Yesterday Maine's marijuana legalization initiative, which was temporarily derailed by a notary public's sloppy signature, qualified for this November's ballot.
The Campaign to Regulate Marijuana Like Alcohol, which needed 61,123 signatures, submitted almost 100,000. But Secretary of State Matthew Dunlap rejected nearly half of them, mostly because they appeared on petitions bearing a notary public's signature that he said did not match the signature on file with the state. Some 17,000 of the rejected signatures—enough to make a decisive difference—were on petitions certified by a single notary, who confirmed that he had signed them. But Dunlap said the notary's petition signature was not a close enough match to the one on his commission. Earlier this month, a judge ruled that Dunlap had read the relevant law too narrowly and ordered him to re-examine the rejected petitions.
"We are thrilled to finally start transitioning into the more substantive phase of this campaign," said campaign director David Boyer. "It has been a longer wait than expected, but nothing compared to how long the people of Maine have been waiting to end the failed policy of marijuana prohibition."
The Maine initiative would allow adults 21 or older to possess, transport, and share up to two and a half ounces of marijuana and grow up to six flowering plants at home, along with 12 immature plants and an unlimited number of seedlings. It charges the Maine Department of Agriculture, Conservation and Forestry with licensing and regulating commercial growers and retailers, imposing a 10 percent tax on sales. In addition to ordinary marijuana stores, where consumption would not be permitted, it allows "retail marijuana social clubs," which would sell cannabis products specifically for consumption on the premises.
A new poll by the Maine People's Resource Center puts support for the initiative at 54 percent, with 42 percent opposed and 4 percent undecided. "This November, Maine voters will have the opportunity to adopt a more sensible marijuana policy," Boyer said. "It is time to replace the underground market with a regulated system of licensed marijuana businesses.
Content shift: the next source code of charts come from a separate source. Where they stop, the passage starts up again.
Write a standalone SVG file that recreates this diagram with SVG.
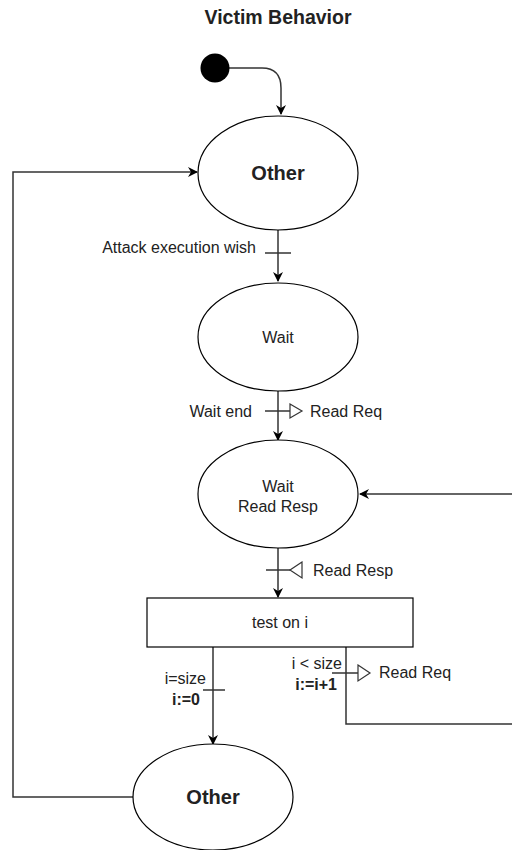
<svg xmlns="http://www.w3.org/2000/svg" width="512" height="850" viewBox="0 0 512 850">
<defs>
<marker id="arr" viewBox="0 0 10 10" refX="9" refY="5" markerWidth="10" markerHeight="10" markerUnits="userSpaceOnUse" orient="auto">
<path d="M0,0 L10,5 L0,10 L3,5 Z" fill="#000"/>
</marker>
<style>
.st{fill:#fff;stroke:#000;stroke-width:1.2}
.ln{fill:none;stroke:#333;stroke-width:1.5}
.tri{fill:#fff;stroke:#333;stroke-width:1.2}
text{font-family:"Liberation Sans",Arial,sans-serif;fill:#222}
.lbl{font-size:16px}
.big{font-size:20px;font-weight:bold}
</style>
</defs>
<rect width="512" height="850" fill="#fff"/>
<text x="278" y="24" text-anchor="middle" style="font-size:19.5px;font-weight:bold">Victim Behavior</text>

<g id="connectors">
<path class="ln" d="M228,68 L262,68 Q281,68 281,88 L281,114" marker-end="url(#arr)"/>
<path class="ln" d="M278,230 L278,281" marker-end="url(#arr)"/>
<line class="ln" x1="265" y1="253" x2="291" y2="253"/>
<path class="ln" d="M278,391 L278,440" marker-end="url(#arr)"/>
<line class="ln" x1="265" y1="411" x2="290" y2="411"/>
<path class="tri" d="M290,404 L302,411 L290,418 Z"/>
<path class="ln" d="M512,494 L360,494" marker-end="url(#arr)"/>
<path class="ln" d="M278,548 L278,597" marker-end="url(#arr)"/>
<line class="ln" x1="266" y1="570" x2="290" y2="570"/>
<path class="tri" d="M302,562 L290,570 L302,578 Z"/>
<path class="ln" d="M213,647 L213,744" marker-end="url(#arr)"/>
<line class="ln" x1="203" y1="690" x2="225" y2="690"/>
<path class="ln" d="M346,647 L346,724 L512,724"/>
<line class="ln" x1="332" y1="673" x2="358" y2="673"/>
<path class="tri" d="M358,665 L370,673 L358,681 Z"/>
<path class="ln" d="M133,797 L13,797 L13,172 L197,172" marker-end="url(#arr)"/>
</g>

<g id="start"><circle cx="215" cy="68" r="14.5" fill="#000"/></g>

<g id="other1">
<ellipse class="st" cx="278" cy="173" rx="80" ry="57"/>
<text class="big" x="278" y="180" text-anchor="middle">Other</text>
</g>
<g id="wait">
<ellipse class="st" cx="278" cy="337" rx="80" ry="54"/>
<text class="lbl" x="278" y="343" text-anchor="middle">Wait</text>
</g>
<g id="waitReadResp">
<ellipse class="st" cx="278" cy="494" rx="80" ry="54"/>
<text class="lbl" x="278" y="492" text-anchor="middle">Wait</text>
<text class="lbl" x="278" y="512" text-anchor="middle">Read Resp</text>
</g>
<g id="test">
<rect class="st" x="147" y="598" width="266" height="49"/>
<text class="lbl" x="280" y="628" text-anchor="middle">test on i</text>
</g>
<g id="other2">
<ellipse class="st" cx="213" cy="797" rx="80" ry="53"/>
<text class="big" x="213" y="804" text-anchor="middle">Other</text>
</g>

<g id="labels">
<text class="lbl" x="256" y="253" text-anchor="end">Attack execution wish</text>
<text class="lbl" x="252" y="417" text-anchor="end">Wait end</text>
<text class="lbl" x="310" y="417">Read Req</text>
<text class="lbl" x="313" y="576">Read Resp</text>
<text class="lbl" x="206" y="684" text-anchor="end">i=size</text>
<text class="lbl" x="200" y="705" text-anchor="end" font-weight="bold">i:=0</text>
<text class="lbl" x="342" y="669" text-anchor="end">i &lt; size</text>
<text class="lbl" x="337" y="690" text-anchor="end" font-weight="bold">i:=i+1</text>
<text class="lbl" x="379" y="678">Read Req</text>
</g>
</svg>
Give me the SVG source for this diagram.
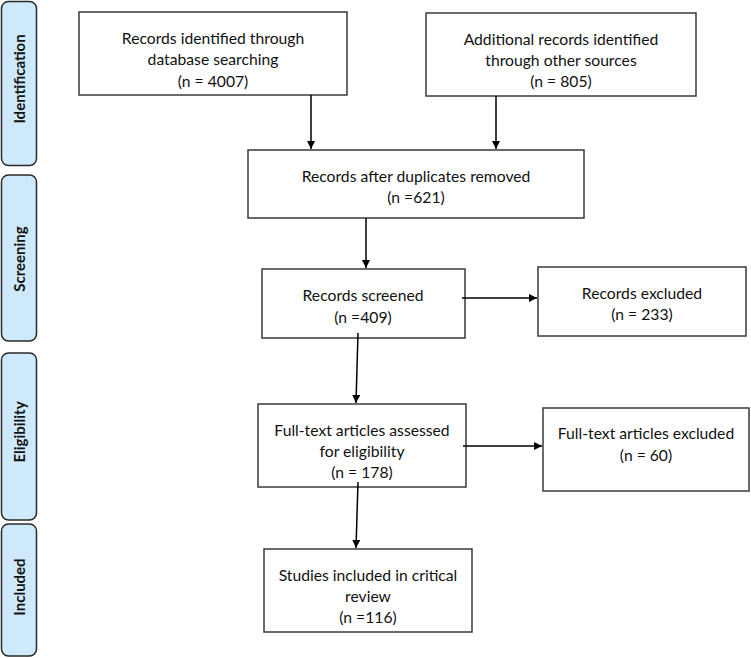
<svg xmlns="http://www.w3.org/2000/svg" width="751" height="658" viewBox="0 0 751 658">
<style>
.tab{fill:#cde9fb;stroke:#2a2a2a;stroke-width:1.5}
.tabt{font-family:Lato,"Open Sans",sans-serif;font-weight:bold;font-size:15px;fill:#111;text-anchor:middle}
.box{fill:#fff;stroke:#3a3a3a;stroke-width:1.5}
.t{font-family:Lato,"Open Sans",sans-serif;font-size:15.7px;fill:#111;text-anchor:middle}
.c{stroke:#000;stroke-width:1.5;fill:none;marker-end:url(#ah)}
</style>
<defs>
<marker id="ah" viewBox="0 0 10 10" refX="10" refY="5" markerWidth="8" markerHeight="8" markerUnits="userSpaceOnUse" orient="auto">
<path d="M0,0 L10,5 L0,10 z" fill="#000"/>
</marker>
</defs>
<rect width="751" height="658" fill="#fff"/>
<g id="tab-identification"><rect class="tab" x="1.5" y="1.5" width="35" height="164" rx="7"/><text class="tabt" transform="translate(25,79) rotate(-90)">Identification</text></g>
<g id="tab-screening"><rect class="tab" x="1.5" y="175" width="35" height="166" rx="7"/><text class="tabt" transform="translate(25,259) rotate(-90)">Screening</text></g>
<g id="tab-eligibility"><rect class="tab" x="1.5" y="353" width="35" height="167" rx="7"/><text class="tabt" transform="translate(25,432) rotate(-90)">Eligibility</text></g>
<g id="tab-included"><rect class="tab" x="1.5" y="524" width="35" height="132" rx="7"/><text class="tabt" transform="translate(25,587) rotate(-90)">Included</text></g>

<g id="n1"><rect class="box" x="79" y="12" width="268" height="83"/>
<text class="t" x="213" y="44">Records identified through</text>
<text class="t" x="213" y="65">database searching</text>
<text class="t" x="213" y="87">(n = 4007)</text></g>
<g id="n2"><rect class="box" x="426" y="13" width="270" height="83"/>
<text class="t" x="561" y="45">Additional records identified</text>
<text class="t" x="561" y="66">through other sources</text>
<text class="t" x="561" y="87">(n = 805)</text></g>
<g id="n3"><rect class="box" x="248" y="150" width="336" height="68"/>
<text class="t" x="416" y="182">Records after duplicates removed</text>
<text class="t" x="416" y="203">(n =621)</text></g>
<g id="n4"><rect class="box" x="262" y="269" width="203" height="69"/>
<text class="t" x="363" y="301">Records screened</text>
<text class="t" x="363" y="323">(n =409)</text></g>
<g id="n5"><rect class="box" x="538" y="267" width="208" height="69"/>
<text class="t" x="642" y="299">Records excluded</text>
<text class="t" x="642" y="320">(n = 233)</text></g>
<g id="n6"><rect class="box" x="258" y="404" width="208" height="83"/>
<text class="t" x="362" y="436">Full-text articles assessed</text>
<text class="t" x="362" y="457">for eligibility</text>
<text class="t" x="362" y="478">(n = 178)</text></g>
<g id="n7"><rect class="box" x="543" y="408" width="206" height="83"/>
<text class="t" x="646" y="439">Full-text articles excluded</text>
<text class="t" x="646" y="461">(n = 60)</text></g>
<g id="n8"><rect class="box" x="264" y="549" width="208" height="83"/>
<text class="t" x="368" y="581">Studies included in critical</text>
<text class="t" x="368" y="602">review</text>
<text class="t" x="368" y="623">(n =116)</text></g>

<g id="connectors">
<path class="c" d="M311,95 V149"/>
<path class="c" d="M496,96 V149"/>
<path class="c" d="M366,218 V268"/>
<path class="c" d="M462,298 H537"/>
<path class="c" d="M358,333 L356,403"/>
<path class="c" d="M463,446 H542"/>
<path class="c" d="M358,482 L356,548"/>
</g>
</svg>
It is time to redirect our state's limited law enforcement resources toward addressing serious crimes instead of enforcing failed prohibition policies. And it is time to stop punishing adults for using a substance that is significantly less harmful than alcohol."
Maine is the second state, after Nevada, where a legalization initiative has qualified for this year's ballot. Legalization initiatives are also expected to appear on the ballot in Arizona, California, and Massachusetts.